Commission. Summ. J. Mem. Ex. O, ECF No. 17-19 (“PFR”). On October 8, 2004, the

Commission held, in accordance with its precedent, that the PFR would be denied because it did

not “present any new facts or changed circumstances,” and raised new arguments that should

have been raised before the MMB in the first instance. 19 FCC Rcd. 20169, 20173 (2004).

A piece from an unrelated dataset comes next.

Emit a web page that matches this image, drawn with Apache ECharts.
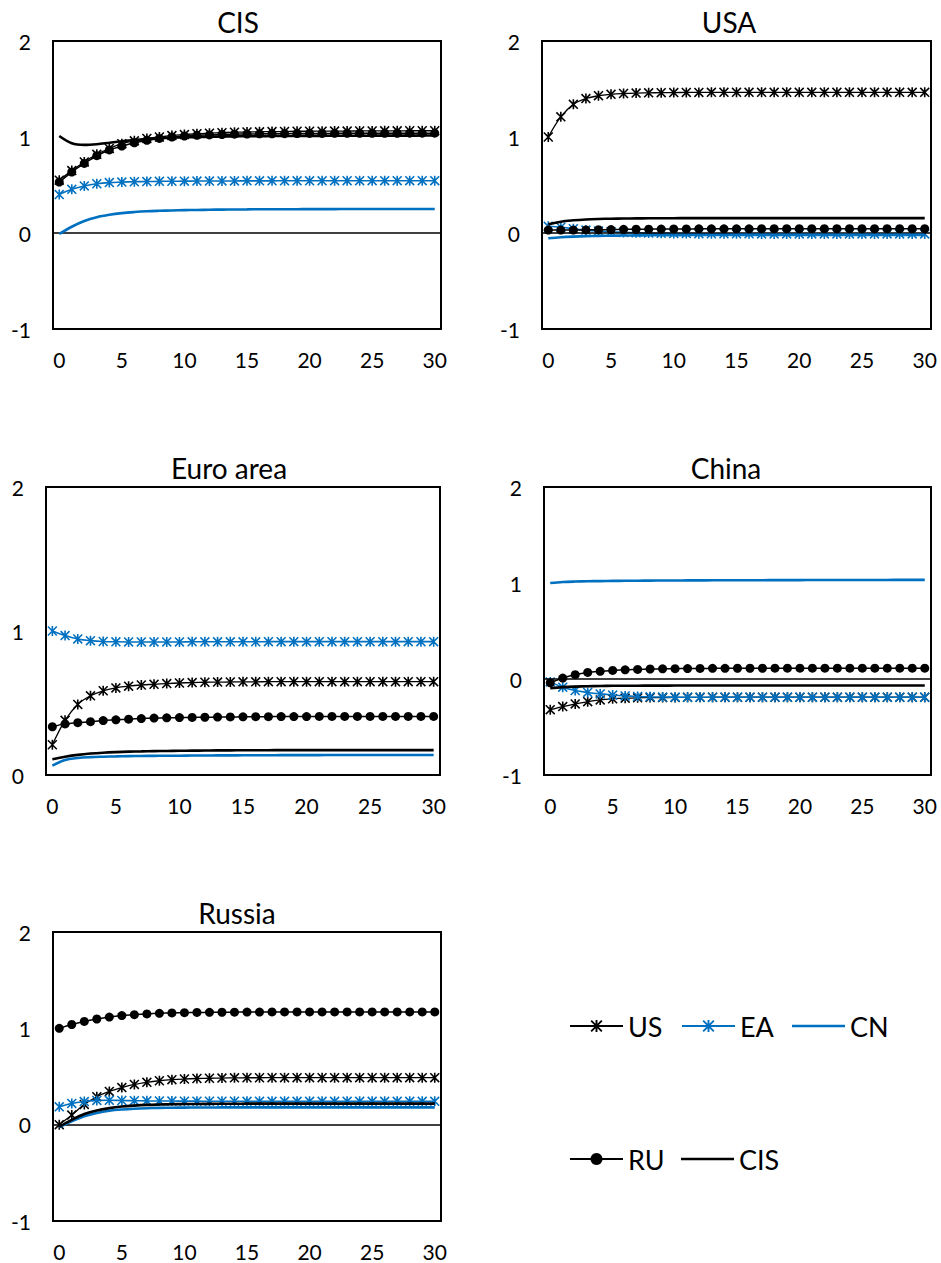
<!DOCTYPE html>
<html>
<head>
<meta charset="utf-8">
<script src="https://cdn.jsdelivr.net/npm/echarts@6/dist/echarts.min.js"></script>
<style>
  html, body { margin: 0; padding: 0; background: #fff; }
  #chart { width: 941px; height: 1263px; }
</style>
</head>
<body>
<div id="chart"></div>
<script>
// Horizons 0..30
const periods = ['0','1','2','3','4','5','6','7','8','9',
                 '10','11','12','13','14','15','16','17','18','19',
                 '20','21','22','23','24','25','26','27','28','29','30'];

// Responses in the CIS panel
const cisUS = [0.55, 0.65, 0.74, 0.82, 0.88, 0.93, 0.96, 0.985, 1.0, 1.015,
               1.025, 1.035, 1.04, 1.045, 1.05, 1.052, 1.054, 1.056, 1.058, 1.06,
               1.06, 1.061, 1.062, 1.062, 1.063, 1.063, 1.064, 1.064, 1.065, 1.065, 1.065];
const cisEA = [0.40, 0.455, 0.49, 0.513, 0.525, 0.53, 0.534, 0.536, 0.538, 0.539,
               0.54, 0.541, 0.541, 0.542, 0.542, 0.543, 0.543, 0.543, 0.544, 0.544,
               0.544, 0.544, 0.545, 0.545, 0.545, 0.545, 0.545, 0.545, 0.545, 0.545, 0.545];
const cisCN = [-0.01, 0.065, 0.125, 0.165, 0.19, 0.207, 0.218, 0.226, 0.231, 0.235,
               0.238, 0.24, 0.242, 0.244, 0.245, 0.246, 0.247, 0.247, 0.248, 0.248,
               0.249, 0.249, 0.249, 0.25, 0.25, 0.25, 0.25, 0.25, 0.25, 0.25, 0.25];
const cisRU = [0.53, 0.635, 0.725, 0.805, 0.865, 0.905, 0.94, 0.965, 0.985, 1.0,
               1.01, 1.017, 1.022, 1.026, 1.029, 1.031, 1.033, 1.034, 1.035, 1.036,
               1.037, 1.037, 1.038, 1.038, 1.038, 1.039, 1.039, 1.039, 1.04, 1.04, 1.04];
const cisCIS = [1.01, 0.935, 0.918, 0.925, 0.94, 0.955, 0.968, 0.978, 0.986, 0.992,
                0.997, 1.0, 1.003, 1.005, 1.007, 1.008, 1.009, 1.01, 1.011, 1.011,
                1.012, 1.012, 1.013, 1.013, 1.013, 1.014, 1.014, 1.014, 1.014, 1.015, 1.015];

// Responses in the USA panel
const usaUS = [1.0, 1.21, 1.34, 1.40, 1.43, 1.445, 1.453, 1.458, 1.46, 1.462,
               1.463, 1.464, 1.464, 1.465, 1.465, 1.465, 1.465, 1.465, 1.465, 1.465,
               1.465, 1.465, 1.465, 1.465, 1.465, 1.465, 1.465, 1.465, 1.465, 1.465, 1.465];
const usaEA = [0.07, 0.06, 0.045, 0.03, 0.02, 0.012, 0.006, 0.002, -0.001, -0.003,
               -0.005, -0.006, -0.007, -0.008, -0.008, -0.009, -0.009, -0.01, -0.01, -0.01,
               -0.01, -0.01, -0.01, -0.01, -0.01, -0.01, -0.01, -0.01, -0.01, -0.01, -0.01];
const usaCN = [-0.055, -0.045, -0.038, -0.033, -0.03, -0.028, -0.026, -0.025, -0.024, -0.023,
               -0.022, -0.022, -0.021, -0.021, -0.021, -0.02, -0.02, -0.02, -0.02, -0.02,
               -0.02, -0.02, -0.02, -0.02, -0.02, -0.02, -0.02, -0.02, -0.02, -0.02, -0.02];
const usaRU = [0.03, 0.03, 0.031, 0.032, 0.034, 0.036, 0.038, 0.039, 0.04, 0.041,
               0.042, 0.042, 0.043, 0.043, 0.044, 0.044, 0.044, 0.045, 0.045, 0.045,
               0.045, 0.045, 0.045, 0.045, 0.045, 0.045, 0.045, 0.045, 0.045, 0.045, 0.045];
const usaCIS = [0.09, 0.118, 0.132, 0.141, 0.146, 0.149, 0.151, 0.152, 0.153, 0.154,
                0.154, 0.155, 0.155, 0.155, 0.155, 0.155, 0.155, 0.155, 0.155, 0.155,
                0.155, 0.155, 0.155, 0.155, 0.155, 0.155, 0.155, 0.155, 0.155, 0.155, 0.155];

// Responses in the Euro area panel
const eaUS = [0.21, 0.38, 0.49, 0.55, 0.585, 0.605, 0.617, 0.625, 0.63, 0.635,
              0.639, 0.642, 0.644, 0.645, 0.646, 0.647, 0.647, 0.648, 0.648, 0.648,
              0.648, 0.648, 0.648, 0.648, 0.648, 0.648, 0.648, 0.648, 0.648, 0.648, 0.648];
const eaEA = [1.0, 0.968, 0.945, 0.933, 0.927, 0.925, 0.924, 0.924, 0.924, 0.924,
              0.924, 0.925, 0.925, 0.925, 0.925, 0.925, 0.925, 0.926, 0.926, 0.926,
              0.926, 0.926, 0.926, 0.926, 0.926, 0.926, 0.926, 0.926, 0.926, 0.926, 0.926];
const eaCN = [0.065, 0.104, 0.118, 0.124, 0.127, 0.129, 0.131, 0.132, 0.133, 0.134,
              0.134, 0.135, 0.135, 0.136, 0.136, 0.137, 0.137, 0.137, 0.138, 0.138,
              0.138, 0.138, 0.139, 0.139, 0.139, 0.139, 0.139, 0.139, 0.139, 0.139, 0.139];
const eaRU = [0.335, 0.355, 0.363, 0.37, 0.378, 0.383, 0.388, 0.392, 0.395, 0.397,
              0.399, 0.4, 0.401, 0.402, 0.403, 0.404, 0.405, 0.405, 0.406, 0.406,
              0.406, 0.407, 0.407, 0.407, 0.407, 0.407, 0.407, 0.407, 0.407, 0.407, 0.407];
const eaCIS = [0.11, 0.127, 0.14, 0.149, 0.155, 0.159, 0.162, 0.164, 0.166, 0.167,
               0.168, 0.169, 0.17, 0.171, 0.171, 0.172, 0.172, 0.172, 0.173, 0.173,
               0.173, 0.173, 0.173, 0.173, 0.173, 0.173, 0.173, 0.173, 0.173, 0.173, 0.173];

// Responses in the China panel
const cnUS = [-0.32, -0.287, -0.26, -0.236, -0.218, -0.207, -0.2, -0.196, -0.194, -0.193,
              -0.192, -0.191, -0.191, -0.19, -0.19, -0.19, -0.19, -0.19, -0.19, -0.19,
              -0.19, -0.19, -0.19, -0.19, -0.19, -0.19, -0.19, -0.19, -0.19, -0.19, -0.19];
const cnEA = [-0.03, -0.085, -0.12, -0.14, -0.155, -0.167, -0.176, -0.182, -0.186, -0.188,
              -0.189, -0.19, -0.19, -0.19, -0.19, -0.19, -0.19, -0.19, -0.19, -0.19,
              -0.19, -0.19, -0.19, -0.19, -0.19, -0.19, -0.19, -0.19, -0.19, -0.19, -0.19];
const cnCN = [1.0, 1.01, 1.015, 1.018, 1.02, 1.022, 1.023, 1.024, 1.025, 1.026,
              1.026, 1.027, 1.027, 1.028, 1.028, 1.029, 1.029, 1.029, 1.03, 1.03,
              1.03, 1.031, 1.031, 1.031, 1.032, 1.032, 1.032, 1.032, 1.033, 1.033, 1.033];
const cnRU = [-0.04, 0.01, 0.045, 0.068, 0.08, 0.089, 0.096, 0.1, 0.104, 0.106,
              0.108, 0.109, 0.11, 0.111, 0.111, 0.112, 0.112, 0.112, 0.113, 0.113,
              0.113, 0.113, 0.113, 0.113, 0.113, 0.113, 0.113, 0.113, 0.113, 0.113, 0.113];
const cnCIS = [-0.095, -0.085, -0.079, -0.075, -0.073, -0.071, -0.07, -0.07, -0.069, -0.069,
               -0.068, -0.068, -0.068, -0.068, -0.068, -0.068, -0.068, -0.068, -0.068, -0.068,
               -0.068, -0.068, -0.068, -0.068, -0.068, -0.068, -0.068, -0.068, -0.068, -0.068, -0.068];

// Responses in the Russia panel
const ruUS = [0.0, 0.1, 0.21, 0.29, 0.345, 0.385, 0.418, 0.44, 0.456, 0.467,
              0.474, 0.479, 0.482, 0.484, 0.486, 0.487, 0.487, 0.488, 0.488, 0.488,
              0.488, 0.488, 0.488, 0.488, 0.488, 0.488, 0.488, 0.488, 0.488, 0.488, 0.488];
const ruEA = [0.185, 0.22, 0.24, 0.252, 0.253, 0.251, 0.249, 0.247, 0.246, 0.245,
              0.244, 0.244, 0.243, 0.243, 0.243, 0.242, 0.242, 0.242, 0.242, 0.242,
              0.242, 0.242, 0.242, 0.242, 0.242, 0.242, 0.242, 0.242, 0.242, 0.242, 0.242];
const ruCN = [-0.025, 0.035, 0.088, 0.122, 0.145, 0.158, 0.166, 0.171, 0.174, 0.176,
              0.177, 0.178, 0.178, 0.179, 0.179, 0.179, 0.18, 0.18, 0.18, 0.18,
              0.18, 0.18, 0.18, 0.18, 0.18, 0.18, 0.18, 0.18, 0.18, 0.18, 0.18];
const ruRU = [1.0, 1.04, 1.072, 1.097, 1.117, 1.132, 1.142, 1.15, 1.156, 1.16,
              1.163, 1.165, 1.166, 1.167, 1.168, 1.169, 1.169, 1.17, 1.17, 1.17,
              1.17, 1.17, 1.17, 1.17, 1.17, 1.17, 1.17, 1.17, 1.17, 1.17, 1.17];
const ruCIS = [-0.02, 0.05, 0.11, 0.148, 0.172, 0.188, 0.198, 0.205, 0.209, 0.212,
               0.214, 0.215, 0.216, 0.217, 0.217, 0.218, 0.218, 0.218, 0.218, 0.218,
               0.218, 0.218, 0.218, 0.218, 0.218, 0.218, 0.218, 0.218, 0.218, 0.218, 0.218];

const seriesNames = ['US', 'EA', 'CN', 'RU', 'CIS'];
const panelTitles = ['CIS', 'USA', 'Euro area', 'China', 'Russia'];
const panelData = [
  [cisUS, cisEA, cisCN, cisRU, cisCIS],
  [usaUS, usaEA, usaCN, usaRU, usaCIS],
  [eaUS, eaEA, eaCN, eaRU, eaCIS],
  [cnUS, cnEA, cnCN, cnRU, cnCIS],
  [ruUS, ruEA, ruCN, ruRU, ruCIS]
];
const yRanges = [[-1, 2], [-1, 2], [0, 2], [-1, 2], [-1, 2]];

// ---- layout & styling ----
const FONT = 'Lato';
const BLUE = '#0070C0';
const grids = [
  { left: 53,  top: 41,  width: 388, height: 288 },
  { left: 542, top: 41,  width: 389, height: 288 },
  { left: 46,  top: 487, width: 394, height: 288 },
  { left: 544, top: 487, width: 387, height: 288 },
  { left: 53,  top: 932, width: 388, height: 289 }
];
const titlePos = [[238, 22], [729, 22], [229, 468], [726, 468], [237, 913]];

// six-armed star marker (vertical bar + two diagonals)
const STAR = 'path://M4.2 0L5.8 0L5.8 10L4.2 10Z M0 1.1L1.1 0L10 8.9L8.9 10Z M10 1.1L1.1 10L0 8.9L8.9 0Z';

const styles = {
  US:  { color: '#000', width: 1.3, symbol: STAR, size: 10 },
  EA:  { color: BLUE,   width: 1.6, symbol: STAR, size: 10 },
  CN:  { color: BLUE,   width: 2.6, symbol: 'none', size: 0 },
  RU:  { color: '#000', width: 1.5, symbol: 'circle', size: 9 },
  CIS: { color: '#000', width: 2.6, symbol: 'none', size: 0 }
};

const xAxes = [], yAxes = [], series = [], graphics = [];
grids.forEach((g, i) => {
  xAxes.push({
    type: 'category', gridIndex: i, data: periods, boundaryGap: true,
    axisLine: { show: false }, axisTick: { show: false }, splitLine: { show: false },
    axisLabel: { interval: 4, margin: 20, fontFamily: FONT, fontSize: 21, color: '#000' }
  });
  yAxes.push({
    type: 'value', gridIndex: i, min: yRanges[i][0], max: yRanges[i][1], interval: 1,
    axisLine: { show: false }, axisTick: { show: false }, splitLine: { show: false },
    axisLabel: { margin: 22, fontFamily: FONT, fontSize: 21, color: '#000' }
  });
  seriesNames.forEach((name, k) => {
    const st = styles[name];
    const hasMarker = st.symbol !== 'none';
    const s = {
      type: 'line', name, xAxisIndex: i, yAxisIndex: i,
      data: panelData[i][k], smooth: 0.35,
      symbol: st.symbol, symbolSize: st.size,
      showSymbol: hasMarker, showAllSymbol: true,
      lineStyle: { color: st.color, width: st.width },
      itemStyle: { color: st.color, borderWidth: 0 },
      emphasis: { disabled: true }, z: 3 + k
    };
    if (k === 0) {
      // horizontal axis line at zero
      s.markLine = {
        silent: true, symbol: 'none', label: { show: false }, animation: false,
        lineStyle: { color: '#000', width: 1.5, type: 'solid' },
        data: [{ yAxis: 0 }]
      };
    }
    series.push(s);
  });
  graphics.push({
    type: 'text', x: titlePos[i][0], y: titlePos[i][1],
    style: { text: panelTitles[i], fill: '#000', font: '28px ' + FONT,
             textAlign: 'center', textVerticalAlign: 'middle' }
  });
});

const legendText = { fontFamily: FONT, fontSize: 27, color: '#000', lineHeight: 30 };
// key entries: [name, left, top, plain line?]
const legendPlaces = [
  ['US', 569, 1011, false], ['EA', 681, 1011, false], ['CN', 792, 1011, true],
  ['RU', 569, 1144, false], ['CIS', 681, 1144, true]
];
const legends = legendPlaces.map(([n, l, t, plain]) => {
  const st = styles[n];
  return {
    orient: 'horizontal', padding: 0, itemGap: 0, itemWidth: 53,
    itemHeight: plain ? st.width : 15,
    selectedMode: false, left: l, top: t,
    textStyle: legendText,
    data: plain ? [{ name: n, icon: 'rect', itemStyle: { color: st.color } }] : [n]
  };
});

const chart = echarts.init(document.getElementById('chart'), null, { renderer: 'svg' });
chart.setOption({
  backgroundColor: '#fff',
  animation: false,
  grid: grids.map(g => Object.assign({ show: true, borderColor: '#000', borderWidth: 2,
                                       backgroundColor: 'transparent', containLabel: false }, g)),
  xAxis: xAxes,
  yAxis: yAxes,
  legend: legends,
  series: series,
  graphic: graphics
});
</script>
</body>
</html>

On November 9, 2004, thirty-two days after the Commission’s denial of the PFR,

defendant Howard Barr filed a notice of appeal on behalf of plaintiff with the D.C. Circuit. The

Circuit dismissed the appeal as untimely on January 31, 2006. NACEPF, 437 F.3d 1206. On June

26, 2009, plaintiff filed the instant suit for legal malpractice, breach of contract, breach of

fiduciary duty, and breach of implied covenant of good faith and fair dealing against Howard

Barr and his firm, Womble. The complaint contains several allegations, but because the current

motions pertain only to the Las Vegas application, it suffices to say that the other claims concern

other license applications in which defendant allegedly made errors in its work on behalf of

NACEPF. Defendants moved for partial dismissal on July 28, 2009, and plaintiff filed its motion

for summary judgment and opposition to the motion for partial dismissal on September 19, 2009.

The Court will deal with plaintiff’s arguments in turn, first reaching its argument that the D.C.

Circuit—had it not dismissed plaintiff’s appeal as untimely—would have overturned the FCC’s

decision based on Northeast Cellular Tel. Co. v.